Sands’ lowest finish of the weekend was his 6th place in the longer final race, which, still, would have been the highest placing ever for an American in recent memory. According to father and coach Colin Sands, that 6th-place finish beat the previous best by an American junior at 13th place in any of the races at the Liatoppen.
It was after that race when Sands was greeted in the finish area by Tarjei Boe of Norwegian Olympic and World Cup fame. Sands was impressed with meeting Boe, who has earned six Olympic medals, three of them Gold, and multiple World Championships. “He came up to me after the race because, he said, he heard I had made the podium,” said Sands. “He introduced himself, offered congratulations and asked how the trip (to Norway) was. I already knew who he was, so it was pretty cool to see him coming toward me.”

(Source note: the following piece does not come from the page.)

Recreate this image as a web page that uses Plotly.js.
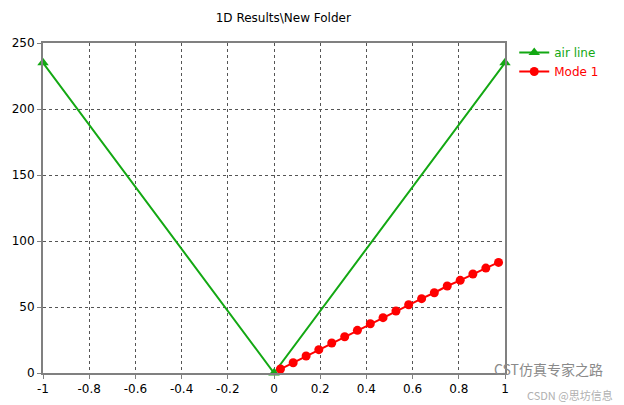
<!DOCTYPE html>
<html><head><meta charset="utf-8">
<script src="https://cdn.plot.ly/plotly-3.0.1.min.js"></script>
<style>body{margin:0;background:#fff}#c{width:624px;height:405px}</style>
</head><body><div id="c"></div>
<script>
const airX = [-1, 0, 1];
const airY = [235, 0, 235];
const modeX = [0.028,0.083,0.139,0.194,0.25,0.306,0.361,0.417,0.472,0.528,0.583,0.639,0.694,0.75,0.806,0.861,0.917,0.972];
const modeY = [3.0,7.8,12.9,17.7,22.7,27.5,32.3,37.3,41.9,47.0,51.7,56.3,60.8,65.9,70.2,75.0,79.5,83.8];
const xTicks = [-1,-0.8,-0.6,-0.4,-0.2,0,0.2,0.4,0.6,0.8,1];
const yTicks = [0,50,100,150,200,250];
const green = '#13a813', red = '#ff0000';
const traces = [
 {x: airX, y: airY, mode: 'lines+markers', name: '<span style="color:'+green+'">air line</span>',
  line: {color: green, width: 2}, marker: {symbol: 'triangle-up', size: 10, color: green}, cliponaxis:false},
 {x: modeX, y: modeY, mode: 'lines+markers', name: '<span style="color:'+red+'">Mode 1</span>',
  line: {color: red, width: 2}, marker: {symbol: 'circle', size: 9, color: red}, cliponaxis:false}
];
const axisCommon = {showline: true, linecolor: '#808080', linewidth: 2, mirror: true,
  showgrid: true, gridcolor: '#555', griddash: 'dot', gridwidth: 1,
  ticks: 'outside', ticklen: 4, tickcolor: '#808080', zeroline: false,
  tickfont: {family: 'DejaVu Sans, Verdana, sans-serif', size: 12, color: '#000'}};
const layout = {
 width: 624, height: 405, paper_bgcolor: '#fff', plot_bgcolor: '#fff',
 margin: {l: 43, r: 119, t: 43, b: 32},
 title: {text: '1D Results\\New Folder', x: 0.454, xanchor: 'center', y: 0.955, yanchor: 'middle',
   font: {family: 'DejaVu Sans, Verdana, sans-serif', size: 12, color: '#000'}},
 xaxis: Object.assign({}, axisCommon, {range: [-1, 1], tickvals: xTicks, ticktext: xTicks.map(String)}),
 yaxis: Object.assign({}, axisCommon, {range: [0, 250], tickvals: yTicks, ticktext: yTicks.map(String)}),
 showlegend: true,
 legend: {x: 1.02, xanchor: 'left', y: 1.015, yanchor: 'top', bgcolor: 'rgba(0,0,0,0)',
   font: {family: 'DejaVu Sans, Verdana, sans-serif', size: 12}, tracegroupgap: 0, itemwidth: 30},
 annotations: [
  {text: 'CST仿真专家之路', xref: 'paper', yref: 'paper', x: 1.095, y: 0.012, xanchor: 'center', yanchor: 'middle', showarrow: false,
   font: {family: 'Noto Sans CJK SC', size: 14, color: '#8a8a8a'}},
  {text: 'CSDN @思坊信息', xref: 'paper', yref: 'paper', x: 1.14, y: -0.067, xanchor: 'center', yanchor: 'middle', showarrow: false,
   font: {family: 'Noto Sans CJK SC', size: 11, color: '#b0b0b0'}}
 ]
};
Plotly.newPlot('c', traces, layout, {displayModeBar: false, staticPlot: true});
</script></body></html>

For Sands, meeting an Olympic and World Cup medalist is becoming old hat. This was the second trip to Norway for the Mazama teen. He was with seven members of the Methow Youth Nordic program that went to Scandinavia in early December 2022 to ski and watch the U.S. Nordic Cross Country team in a World Cup event. Their favorite, Novie McCabe, did not ski that event after falling a bit under the weather that week, but they did hook up with U.S. Gold Medalist Jesse Diggins and the rest of the team for fist bumps and selfies.
With biathlon and skiing finally done for the year, Sands has his attention turned to Mountain Lion soccer for the spring, to relax and compete. After the season wraps up shortly, it’s back onto the slats for summer roller ski training in preparation for next winter’s Nordic calendar.